What is required — In the entries that follow, find the word "chart" and report each line it is on.

Data to use —
++++
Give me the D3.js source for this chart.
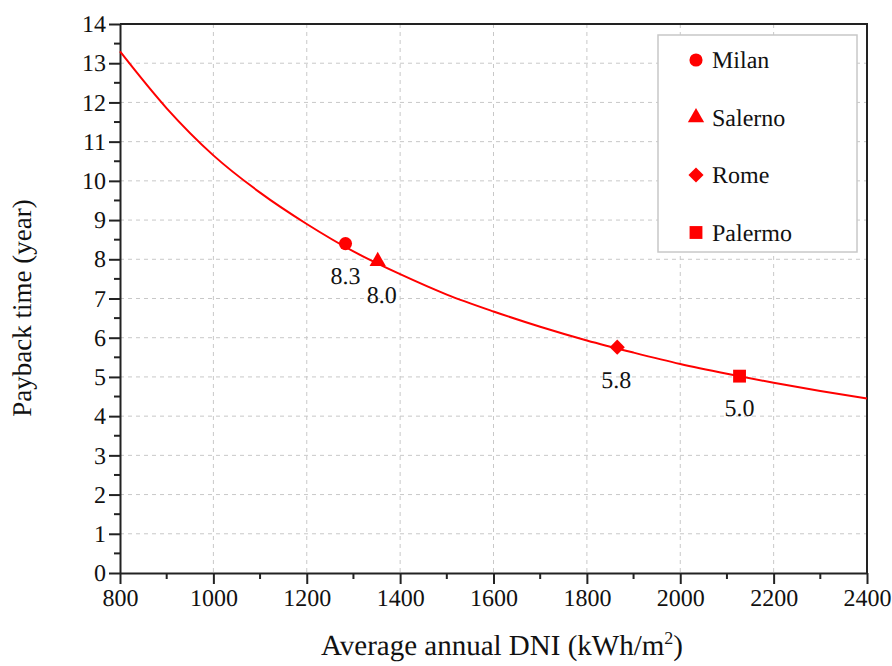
<!DOCTYPE html>
<html>
<head>
<meta charset="utf-8">
<script src="https://cdn.jsdelivr.net/npm/d3@7"></script>
<style>
  body { margin: 0; background: #fff; }
  text { font-family: "Liberation Serif", "Times New Roman", serif; fill: #111; }
</style>
</head>
<body>
<div id="chart"></div>
<script>
// curve
var curveDni = [800, 900, 1000, 1100, 1200, 1300, 1400, 1500, 1600, 1700, 1800, 1900, 2000, 2100, 2200, 2300, 2400];
var curvePayback = [13.3, 11.85, 10.65, 9.7, 8.9, 8.2, 7.62, 7.1, 6.67, 6.28, 5.93, 5.62, 5.33, 5.08, 4.85, 4.64, 4.45];

// cities
var cities = ['Milan', 'Salerno', 'Rome', 'Palermo'];
var cityDni = [1283, 1352, 1865, 2127];
var cityPayback = [8.4, 7.95, 5.76, 5.02];
var cityLabels = ['8.3', '8.0', '5.8', '5.0'];

var xTicks = [800, 1000, 1200, 1400, 1600, 1800, 2000, 2200, 2400];
var yTicks = d3.range(0, 15);

var serif = '"Liberation Serif", "Times New Roman", serif';

var svgWidth = 892, svgHeight = 666;
var margin = {top: 24, right: 25, bottom: 93, left: 120};
var width = svgWidth - margin.left - margin.right;
var height = svgHeight - margin.top - margin.bottom;

var svg = d3.select('#chart').append('svg')
    .attr('width', svgWidth).attr('height', svgHeight)
    .attr('font-family', serif)
    .attr('text-rendering', 'geometricPrecision');

var g = svg.append('g')
    .attr('transform', 'translate(' + margin.left + ',' + margin.top + ')');

var x = d3.scaleLinear().domain([800, 2400]).range([0, width]);
var y = d3.scaleLinear().domain([0, 14]).range([height, 0]);

// marker shapes (diamond = rotated square)
var markers = [
    {type: d3.symbolCircle, size: 135, rot: 0},
    {type: d3.symbolTriangle, size: 115, rot: 0},
    {type: d3.symbolSquare, size: 115, rot: 45},
    {type: d3.symbolSquare, size: 165, rot: 0}
];

// grid
g.append('g').selectAll('line').data(xTicks.slice(1, -1)).enter().append('line')
    .attr('x1', function(d) { return x(d); }).attr('x2', function(d) { return x(d); })
    .attr('y1', 0).attr('y2', height)
    .attr('stroke', '#c8c8c8').attr('stroke-dasharray', '4,4');
g.append('g').selectAll('line').data(yTicks.slice(1, -1)).enter().append('line')
    .attr('y1', function(d) { return y(d); }).attr('y2', function(d) { return y(d); })
    .attr('x1', 0).attr('x2', width)
    .attr('stroke', '#c8c8c8').attr('stroke-dasharray', '4,4');

// frame top / right
g.append('path')
    .attr('d', 'M0,0H' + width + 'V' + height)
    .attr('fill', 'none').attr('stroke', '#222').attr('stroke-width', 2);

// minor ticks
var xMinor = d3.range(900, 2400, 200);
var yMinor = d3.range(0.5, 14, 1);
g.append('g').selectAll('line').data(xMinor).enter().append('line')
    .attr('x1', function(d) { return x(d); }).attr('x2', function(d) { return x(d); })
    .attr('y1', height).attr('y2', height + 6)
    .attr('stroke', '#222').attr('stroke-width', 2);
g.append('g').selectAll('line').data(yMinor).enter().append('line')
    .attr('y1', function(d) { return y(d); }).attr('y2', function(d) { return y(d); })
    .attr('x1', 0).attr('x2', -6)
    .attr('stroke', '#222').attr('stroke-width', 2);

// axes
var xAxis = g.append('g')
    .attr('transform', 'translate(0,' + height + ')')
    .call(d3.axisBottom(x).tickValues(xTicks).tickFormat(d3.format('d'))
        .tickSize(11).tickPadding(5).tickSizeOuter(0));
var yAxis = g.append('g')
    .call(d3.axisLeft(y).tickValues(yTicks).tickFormat(d3.format('d'))
        .tickSize(11).tickPadding(3).tickSizeOuter(0));

[xAxis, yAxis].forEach(function(a) {
    a.attr('font-family', serif).attr('font-size', 24);
    a.select('.domain').attr('stroke', '#222').attr('stroke-width', 2);
    a.selectAll('.tick line').attr('stroke', '#222').attr('stroke-width', 2);
    a.selectAll('.tick text').attr('fill', '#111');
});

// curve
var line = d3.line()
    .x(function(d, i) { return x(curveDni[i]); })
    .y(function(d) { return y(d); })
    .curve(d3.curveMonotoneX);

g.append('path')
    .datum(curvePayback)
    .attr('d', line)
    .attr('fill', 'none').attr('stroke', '#ff0000').attr('stroke-width', 2);

function markerPath(i) {
    return d3.symbol().type(markers[i].type).size(markers[i].size)();
}

// city markers
g.append('g').selectAll('path').data(cities).enter().append('path')
    .attr('transform', function(d, i) {
        return 'translate(' + x(cityDni[i]) + ',' + y(cityPayback[i]) + ') rotate(' + markers[i].rot + ')';
    })
    .attr('d', function(d, i) { return markerPath(i); })
    .attr('fill', '#ff0000');

var labelDx = [0, 4, -1, 0];
var labelDy = [40, 42, 41, 40];
g.append('g').selectAll('text').data(cityLabels).enter().append('text')
    .attr('x', function(d, i) { return x(cityDni[i]) + labelDx[i]; })
    .attr('y', function(d, i) { return y(cityPayback[i]) + labelDy[i]; })
    .attr('text-anchor', 'middle')
    .attr('font-size', 24)
    .text(function(d) { return d; });

// legend
var legend = svg.append('g').attr('transform', 'translate(658,35)');
legend.append('rect')
    .attr('width', 199).attr('height', 217)
    .attr('fill', '#fff').attr('stroke', '#c8c8c8').attr('stroke-width', 1.5);
var item = legend.selectAll('g.item').data(cities).enter().append('g')
    .attr('class', 'item')
    .attr('transform', function(d, i) { return 'translate(0,' + (25 + i * 57.5) + ')'; });
item.append('path')
    .attr('transform', function(d, i) { return 'translate(38,0) rotate(' + markers[i].rot + ')'; })
    .attr('d', function(d, i) { return markerPath(i); })
    .attr('fill', '#ff0000');
item.append('text')
    .attr('x', 54).attr('y', 8)
    .attr('font-size', 24)
    .text(function(d) { return d; });

// axis titles
svg.append('text')
    .attr('x', 502).attr('y', 655)
    .attr('text-anchor', 'middle')
    .attr('font-size', 29)
    .html('Average annual DNI (kWh/m<tspan dy="-11" font-size="18">2</tspan><tspan dy="11">)</tspan>');

svg.append('text')
    .attr('transform', 'translate(31,308) rotate(-90)')
    .attr('text-anchor', 'middle')
    .attr('font-size', 27)
    .text('Payback time (year)');
</script>
</body>
</html>
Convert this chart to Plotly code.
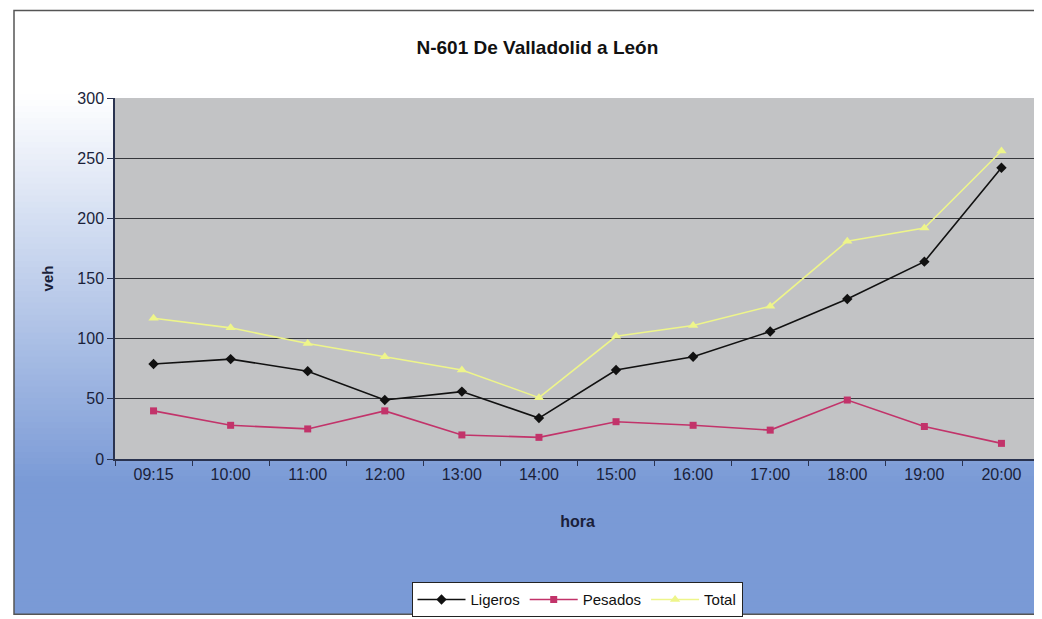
import plotly.graph_objects as go

horas = ["09:15", "10:00", "11:00", "12:00", "13:00", "14:00",
         "15:00", "16:00", "17:00", "18:00", "19:00", "20:00"]
ligeros = [79, 83, 73, 49, 56, 34, 74, 85, 106, 133, 164, 242]
pesados = [40, 28, 25, 40, 20, 18, 31, 28, 24, 49, 27, 13]
total = [117, 109, 96, 85, 74, 51, 102, 111, 127, 181, 192, 256]

FONT = "Liberation Sans, Arial, sans-serif"
TXT = "#1a1f3a"

# the page adds an 8px body margin, so the figure is laid out 8px smaller
OFF = 8
W, H = 1042 - OFF, 619 - OFF
ML, MR, MT, MB = 115 - OFF, 2, 98 - OFF, 158
PW, PH = W - ML - MR, H - MT - MB


def px_x(x):
    return (x - OFF - ML) / PW


def px_y(y):
    return (H - MB - (y - OFF)) / PH


fig = go.Figure()
fig.add_trace(go.Scatter(x=horas, y=ligeros, name="Ligeros", mode="lines+markers",
                         line=dict(color="#111111", width=1.6),
                         marker=dict(symbol="diamond", size=8, color="#111111")))
fig.add_trace(go.Scatter(x=horas, y=pesados, name="Pesados", mode="lines+markers",
                         line=dict(color="#c2336a", width=1.6),
                         marker=dict(symbol="square", size=7, color="#c2336a")))
fig.add_trace(go.Scatter(x=horas, y=total, name="Total", mode="lines+markers",
                         line=dict(color="#eef58a", width=1.6),
                         marker=dict(symbol="triangle-up", size=9, color="#eef58a")))

# background gradient (white -> blue) inside the outer frame, as overlapping strips
shapes = []
top_c = (255, 255, 255)
bot_c = (122, 154, 214)
step = 6
for ypix in range(10, 617, step):
    f = max(0.0, min(1.0, (ypix + step / 2 - 95) / 390))
    c = tuple(int(round(top_c[k] + (bot_c[k] - top_c[k]) * f)) for k in range(3))
    shapes.append(dict(type="rect", xref="paper", yref="paper", layer="below",
                       x0=px_x(14), x1=px_x(1042),
                       y0=px_y(617), y1=px_y(ypix),
                       line=dict(width=0), fillcolor="rgb(%d,%d,%d)" % c))
# plot area background (above gradient)
shapes.append(dict(type="rect", xref="paper", yref="paper", layer="below",
                   x0=0, x1=1, y0=0, y1=1, line=dict(width=0), fillcolor="#c2c3c5"))
# outer frame
shapes.append(dict(type="rect", xref="paper", yref="paper", layer="above",
                   x0=px_x(14), x1=px_x(1045), y0=px_y(617), y1=px_y(10),
                   line=dict(color="#555555", width=1.5), fillcolor="rgba(0,0,0,0)"))
fig.update_layout(shapes=shapes)

fig.update_layout(
    width=W, height=H,
    margin=dict(l=ML, r=MR, t=MT, b=MB),
    paper_bgcolor="white",
    plot_bgcolor="rgba(0,0,0,0)",
    font=dict(family=FONT, size=14, color=TXT),
    title=dict(text="<b>N-601 De Valladolid a León</b>", x=0.512, xanchor="center",
               y=1 - (47 - OFF) / H, yanchor="middle", font=dict(size=19, color="#111111")),
    xaxis=dict(type="category", range=[-0.5, 11.5], showgrid=False,
               showline=True, linecolor="#2a3350", linewidth=1.5,
               ticks="outside", tickson="boundaries", ticklen=5, tickcolor="#2a3350",
               tickfont=dict(size=16, color=TXT),
               title=dict(text="<b>hora</b>", font=dict(size=16, color=TXT), standoff=34)),
    yaxis=dict(range=[0, 300], dtick=50, showgrid=True, gridcolor="#35373c", gridwidth=1.4,
               showline=True, linecolor="#2a3350", linewidth=1.5,
               ticks="outside", ticklen=6, tickcolor="#2a3350", zeroline=False,
               tickfont=dict(size=16, color=TXT),
               title=dict(text="<b>veh</b>", font=dict(size=15, color=TXT), standoff=20)),
    legend=dict(orientation="h", x=px_x(577), xanchor="center", y=px_y(585), yanchor="top",
                bgcolor="white", bordercolor="#222222", borderwidth=1,
                font=dict(size=15, color="#111111"), itemwidth=48),
    showlegend=True,
)

fig.write_html("out.html")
++++
Written reply —
Give me the D3.js source for this chart.
<div id="chart"></div>
var svg = d3.select('#chart').append('svg')
Convert this chart to Plotly code.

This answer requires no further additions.